- **Exercise prompt**
Out of all the lines below, count those with the word "that". Give the number only.

- **Given information**
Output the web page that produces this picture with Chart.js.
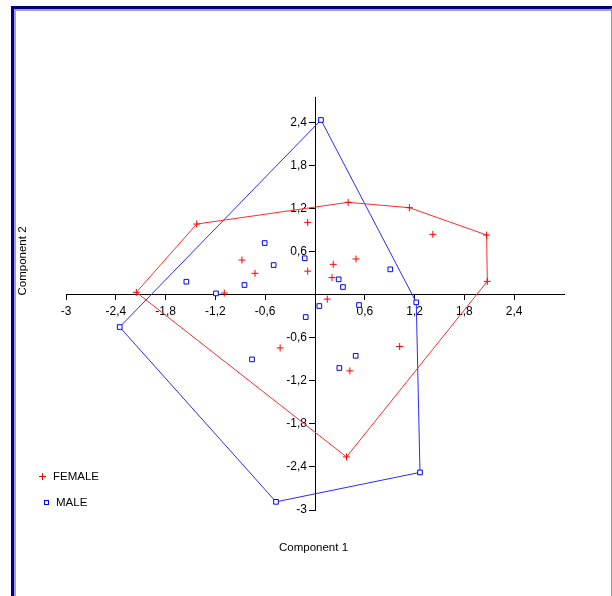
<!DOCTYPE html>
<html>
<head>
<meta charset="utf-8">
<script src="https://cdn.jsdelivr.net/npm/chart.js@4/dist/chart.umd.min.js"></script>
<style>
  html, body { margin: 0; padding: 0; background: #fff; }
  #wrap { position: relative; width: 612px; height: 596px; overflow: hidden; font-family: "Liberation Sans", Arial, sans-serif; }
  #frame { position: absolute; left: 11px; top: 6px; width: 597px; height: 600px;
           border-top: 3px solid #000080; border-left: 3px solid #000080; border-right: 2px solid #8c8cc8;
           box-shadow: inset 2px 2px 0 #9f9fdf; box-sizing: content-box; }
  canvas { position: absolute; left: 0; top: 0; }
  .txt { position: absolute; font-size: 11.5px; color: #000; white-space: nowrap; line-height: 13px; }
  .plus { position: absolute; width: 7px; height: 7px; }
  .plus:before { content: ""; position: absolute; left: 3px; top: 0; width: 1px; height: 7px; background: #ff0000; }
  .plus:after { content: ""; position: absolute; left: 0; top: 3px; width: 7px; height: 1px; background: #ff0000; }
  .sq { position: absolute; width: 3px; height: 3px; border: 1px solid #0000ff; background: #fff; }
</style>
</head>
<body>
<div id="wrap">
  <div id="frame"></div>
  <canvas id="c" width="612" height="596"></canvas>
  <div class="txt" id="xt" style="left:279px; top:541px;">Component 1</div>
  <div class="txt" id="yt" style="left:-12px; top:255px; transform: rotate(-90deg); transform-origin: 50% 50%; width:68px; text-align:center;">Component 2</div>
  <div class="plus" style="left:39px; top:473px;"></div>
  <div class="txt" style="left:53px; top:470px;">FEMALE</div>
  <div class="sq" style="left:44px; top:500px;"></div>
  <div class="txt" style="left:56px; top:496px;">MALE</div>
</div>
<script>
// ---- Data ----
const femaleX = [-2.153, -1.425, 0.40, 1.137, 2.068, 2.076, 0.38, -1.093, -0.88, -0.723, -0.088, -0.088, 0.148, 0.22, 0.205, 1.42, 0.494, 1.02, 0.42, -0.42];
const femaleY = [0.035, 0.987, 1.29, 1.215, 0.834, 0.188, -2.26, 0.025, 0.485, 0.30, 1.01, 0.33, -0.06, 0.425, 0.24, 0.843, 0.50, -0.72, -1.06, -0.74];
const maleX = [0.072, 1.22, 1.265, -0.47, -2.353, -0.606, -0.498, -0.124, -1.55, -0.85, -1.193, 0.052, -0.112, 0.285, 0.337, 0.907, 0.53, 0.49, 0.293, -0.759];
const maleY = [2.438, -0.105, -2.476, -2.886, -0.449, 0.722, 0.415, 0.51, 0.183, 0.137, 0.02, -0.156, -0.31, 0.216, 0.109, 0.355, -0.142, -0.85, -1.02, -0.90];
// convex hull vertex order (indices into the series above), closed
const femaleHull = [0, 1, 2, 3, 4, 5, 6, 0];
const maleHull = [0, 1, 2, 3, 4, 0];
const xTicks = [-3, -2.4, -1.8, -1.2, -0.6, 0.6, 1.2, 1.8, 2.4];
const yTicks = [-3, -2.4, -1.8, -1.2, -0.6, 0.6, 1.2, 1.8, 2.4];
const seriesNames = ['FEMALE', 'MALE'];

const pts = (xs, ys) => xs.map((x, i) => ({x: x, y: ys[i]}));
const hull = (xs, ys, idx) => idx.map(i => ({x: xs[i], y: ys[i]}));
const fmt = v => (Math.round(v * 10) / 10).toString().replace('.', ',');
const tickFont = {family: '"Liberation Sans", Arial, sans-serif', size: 12};

new Chart(document.getElementById('c'), {
  type: 'scatter',
  data: {
    datasets: [
      {label: seriesNames[0], data: pts(femaleX, femaleY), pointStyle: 'cross', pointRadius: 3.5,
       borderColor: '#ff0000', backgroundColor: '#ff0000', pointBorderWidth: 1, showLine: false},
      {label: seriesNames[1], data: pts(maleX, maleY), pointStyle: 'rect', pointRadius: 3.3,
       borderColor: '#0000ff', backgroundColor: '#ffffff', pointBorderWidth: 1, showLine: false},
      {label: 'FEMALE hull', data: hull(femaleX, femaleY, femaleHull), showLine: true, pointRadius: 0,
       borderColor: '#ff2a2a', borderWidth: 1, fill: false, tension: 0},
      {label: 'MALE hull', data: hull(maleX, maleY, maleHull), showLine: true, pointRadius: 0,
       borderColor: '#2a2aff', borderWidth: 1, fill: false, tension: 0}
    ]
  },
  options: {
    responsive: false,
    animation: false,
    devicePixelRatio: 1,
    layout: {padding: {left: 66, right: 48, top: 97.6, bottom: 86}},
    plugins: {legend: {display: false}, tooltip: {enabled: false}, title: {display: false}},
    scales: {
      x: {
        type: 'linear', min: -3, max: 3, position: {y: 0},
        afterBuildTicks: s => { s.ticks = xTicks.map(v => ({value: v})); },
        grid: {drawOnChartArea: false, drawTicks: true, tickLength: 5, color: '#000'},
        border: {display: true, color: '#000', width: 1},
        ticks: {color: '#000', font: tickFont, padding: 5, maxRotation: 0, autoSkip: false, callback: v => fmt(v)}
      },
      y: {
        // x range is symmetric (-3..3), so the centre of the plot is x = 0
        type: 'linear', min: -3, max: 2.75, position: 'center',
        afterBuildTicks: s => { s.ticks = yTicks.map(v => ({value: v})); },
        grid: {drawOnChartArea: false, drawTicks: true, tickLength: 6, color: '#000'},
        border: {display: true, color: '#000', width: 1},
        ticks: {color: '#000', font: tickFont, padding: 2, autoSkip: false, callback: v => fmt(v)}
      }
    }
  }
});
</script>
</body>
</html>
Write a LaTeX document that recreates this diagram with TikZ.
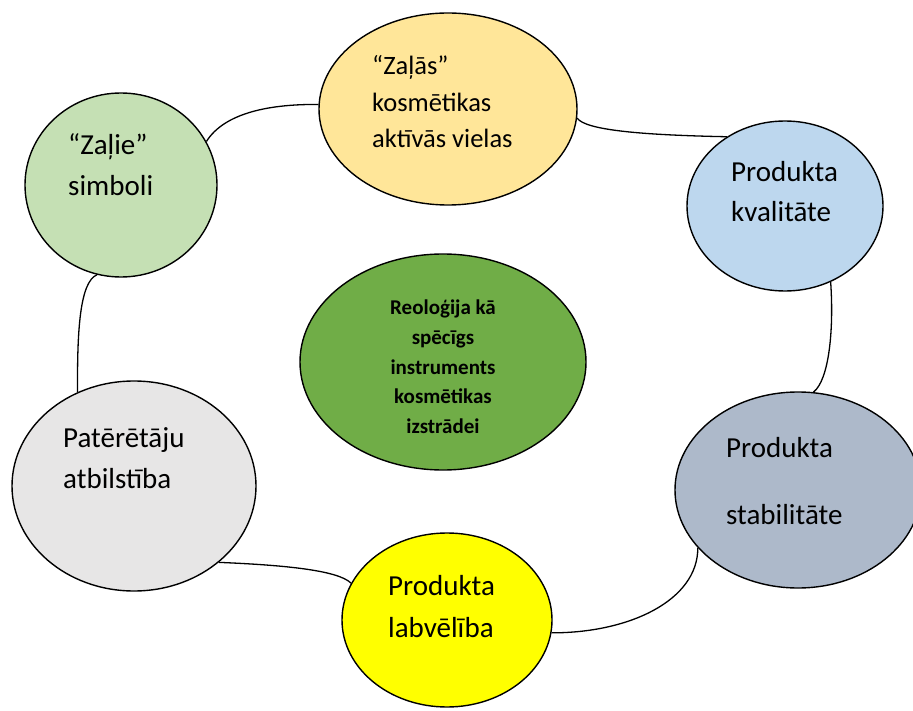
\documentclass[tikz,border=0pt]{standalone}
\usepackage{fontspec}
\setmainfont{Carlito}
\usetikzlibrary{shapes.geometric}
\definecolor{cGreenL}{HTML}{C5E0B4}
\definecolor{cOrange}{HTML}{FFE699}
\definecolor{cBlue}{HTML}{BDD7EE}
\definecolor{cGreen}{HTML}{70AD47}
\definecolor{cGray}{HTML}{E7E6E6}
\definecolor{cSlate}{HTML}{ADB9CA}
\definecolor{cYellow}{HTML}{FFFF00}
\tikzset{
  bubble/.style={ellipse, draw=black, line width=1.4pt, inner sep=0pt},
  lbl/.style={anchor=base west, inner sep=0pt, font=\fontsize{29}{35}\selectfont},
  lblo/.style={anchor=base west, inner sep=0pt, font=\fontsize{26.5}{32}\selectfont},
  lblc/.style={anchor=base, inner sep=0pt, font=\fontsize{21}{25}\selectfont\bfseries},
  link/.style={draw=black, line width=1.3pt}
}
\begin{document}
\begin{tikzpicture}[x=1pt,y=-1pt]
\clip (0,0) rectangle (913,711);
\fill[white] (0,0) rectangle (913,711);
% ellipses
\node[bubble, fill=cGreenL, minimum width=192pt, minimum height=184pt] (g) at (121,185) {};
\node[bubble, fill=cOrange, minimum width=258pt, minimum height=192pt] (o) at (448,109) {};
\node[bubble, fill=cBlue, minimum width=196pt, minimum height=170pt] (b) at (785,206) {};
\node[bubble, fill=cGreen, minimum width=286pt, minimum height=216pt] (c) at (443,362) {};
\node[bubble, fill=cGray, minimum width=244pt, minimum height=210pt] (p) at (134,486) {};
\node[bubble, fill=cSlate, minimum width=246pt, minimum height=196pt] (s) at (798,490) {};
\node[bubble, fill=cYellow, minimum width=210pt, minimum height=174pt] (y) at (447,620) {};
% connectors
\draw[link] (g.27) .. controls (225,112) and (272,104) .. (o.178);
\draw[link] (o.-4) .. controls (585,130) and (640,135) .. (b.130);
\draw[link] (b.-59) .. controls (834,330) and (829,380) .. (s.81);
\draw[link] (s.210) .. controls (698,600) and (630,633) .. (y.-7);
\draw[link] (y.159) .. controls (338,570) and (282,565) .. (p.-42.6);
\draw[link] (p.121) .. controls (77,330) and (80,282) .. (g.255);
% texts
\node[lbl] (g1) at (68,155) {“Zaļie”};
\node[lbl] (g2) at (68,196) {simboli};
\node[lblo] (o1) at (372,75) {“Zaļās”};
\node[lblo] (o2) at (372,112) {kosmētikas};
\node[lblo] (o3) at (372,148) {aktīvās vielas};
\node[lbl] (b1) at (731,182) {Produkta};
\node[lbl] (b2) at (731,222) {kvalitāte};
\node[lblc] (c1) at (443,315) {Reoloģija kā};
\node[lblc] (c2) at (443,344.5) {spēcīgs};
\node[lblc] (c3) at (443,374) {instruments};
\node[lblc] (c4) at (443,403.5) {kosmētikas};
\node[lblc] (c5) at (443,433) {izstrādei};
\node[lbl] (p1) at (63,447) {Patērētāju};
\node[lbl] (p2) at (63,488) {atbilstība};
\node[lbl] (s1) at (726,457) {Produkta};
\node[lbl] (s2) at (726,524) {stabilitāte};
\node[lbl] (y1) at (388,595) {Produkta};
\node[lbl] (y2) at (388,637) {labvēlība};
\end{tikzpicture}
\end{document}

- **Exercise answer**
2